*Exercise directions*. Filter the listing and keep only the lines with the word "matplotlib".

*Data segment*.
--- Start ---
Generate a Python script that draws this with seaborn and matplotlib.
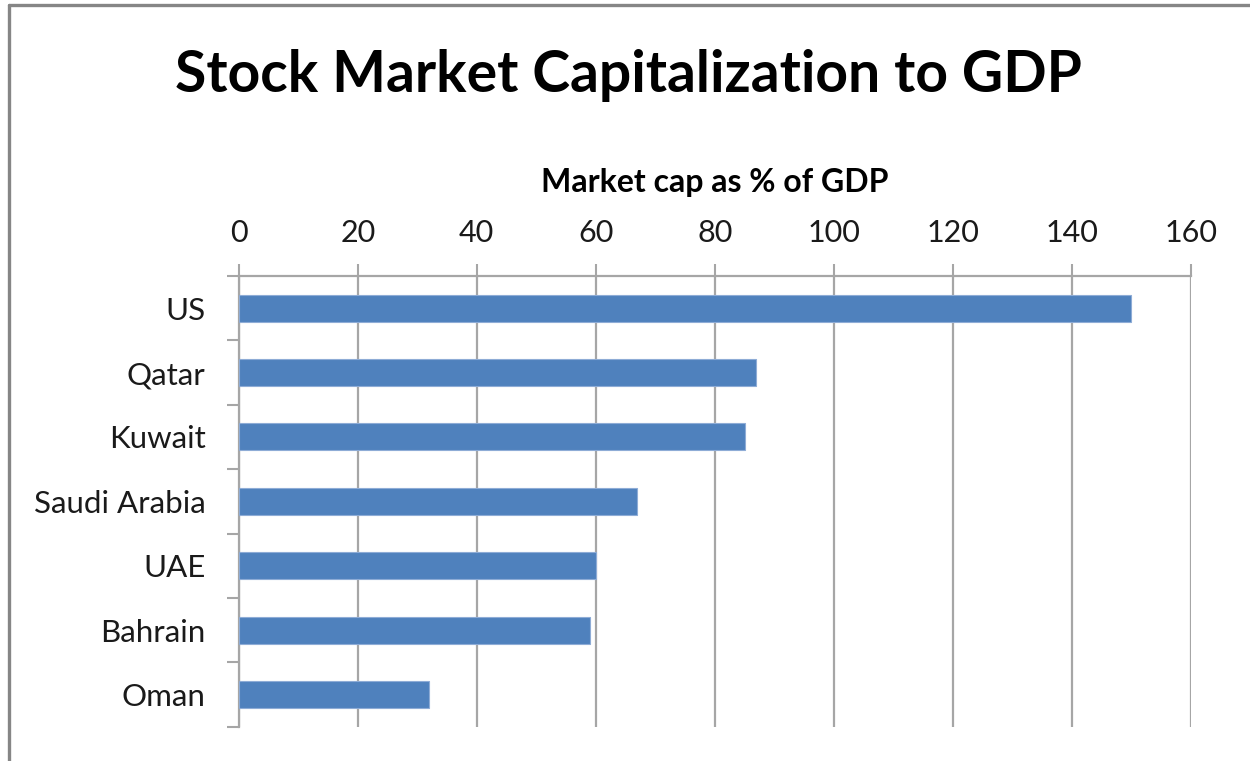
import matplotlib
matplotlib.use("Agg")
import matplotlib.pyplot as plt
from matplotlib.lines import Line2D
from matplotlib.ticker import FixedLocator
import seaborn as sns
import pandas as pd

countries = ["US", "Qatar", "Kuwait", "Saudi Arabia", "UAE", "Bahrain", "Oman"]
market_cap_pct_gdp = [150, 87, 85, 67, 60, 59, 32]
x_ticks = [0, 20, 40, 60, 80, 100, 120, 140, 160]

title = "Stock Market Capitalization to GDP"
x_label = "Market cap as % of GDP"

sns.set_style("white")
plt.rcParams["font.family"] = ["Lato", "DejaVu Sans"]

df = pd.DataFrame({"country": countries, "value": market_cap_pct_gdp})

fig = plt.figure(figsize=(12.5, 7.61), dpi=100)
ax = fig.add_axes([0.191, 0.0451, 0.7616, 0.5922])

grid_c = "#A6A6A6"
sns.barplot(data=df, x="value", y="country", orient="h", color="#4F81BD",
            saturation=1, width=0.42, edgecolor="#8EACD6", linewidth=0.8,
            ax=ax, zorder=3)

ax.set_xlim(0, 160)
ax.set_ylim(6.5, -0.5)
ax.xaxis.tick_top()
ax.xaxis.set_label_position("top")
ax.set_xticks(x_ticks)
ax.set_xticklabels([str(t) for t in x_ticks], fontsize=22, color="#1a1a1a")
ax.set_xlabel(x_label, fontsize=23, fontweight="bold", labelpad=19, color="black")
ax.set_ylabel("")
ax.tick_params(axis="x", which="major", direction="out", length=9, width=1.5,
               color=grid_c, pad=12, top=True, bottom=False)

# category labels at centres, separator ticks between categories
ax.yaxis.set_major_locator(FixedLocator(range(len(countries))))
ax.set_yticklabels(countries, fontsize=22.5, color="#1a1a1a")
ax.tick_params(axis="y", which="major", length=0, pad=24)
ax.yaxis.set_minor_locator(FixedLocator([i - 0.5 for i in range(len(countries) + 1)]))
ax.tick_params(axis="y", which="minor", direction="out", length=9, width=1.5,
               color=grid_c, left=True)

ax.grid(axis="x", color=grid_c, linewidth=1.6, zorder=0)
ax.grid(axis="y", visible=False)
for side in ("right", "bottom"):
    ax.spines[side].set_visible(False)
for side in ("top", "left"):
    ax.spines[side].set_color(grid_c)
    ax.spines[side].set_linewidth(1.6)

fig.text(0.503, 0.901, title, ha="center", va="center", fontsize=41,
         fontweight="bold", color="black")

# outer chart frame (top and left edges)
fig.add_artist(Line2D([0.0068, 0.0068], [0, 0.994], transform=fig.transFigure,
                      color="#868686", linewidth=2.4))
fig.add_artist(Line2D([0.0068, 1.0], [0.994, 0.994], transform=fig.transFigure,
                      color="#868686", linewidth=2.4))

fig.savefig("out.png", dpi=100, facecolor="white")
--- End ---
*Written response*.
Generate a Python script that draws this with seaborn and matplotlib.
import matplotlib
matplotlib.use("Agg")
import matplotlib.pyplot as plt
from matplotlib.lines import Line2D
from matplotlib.ticker import FixedLocator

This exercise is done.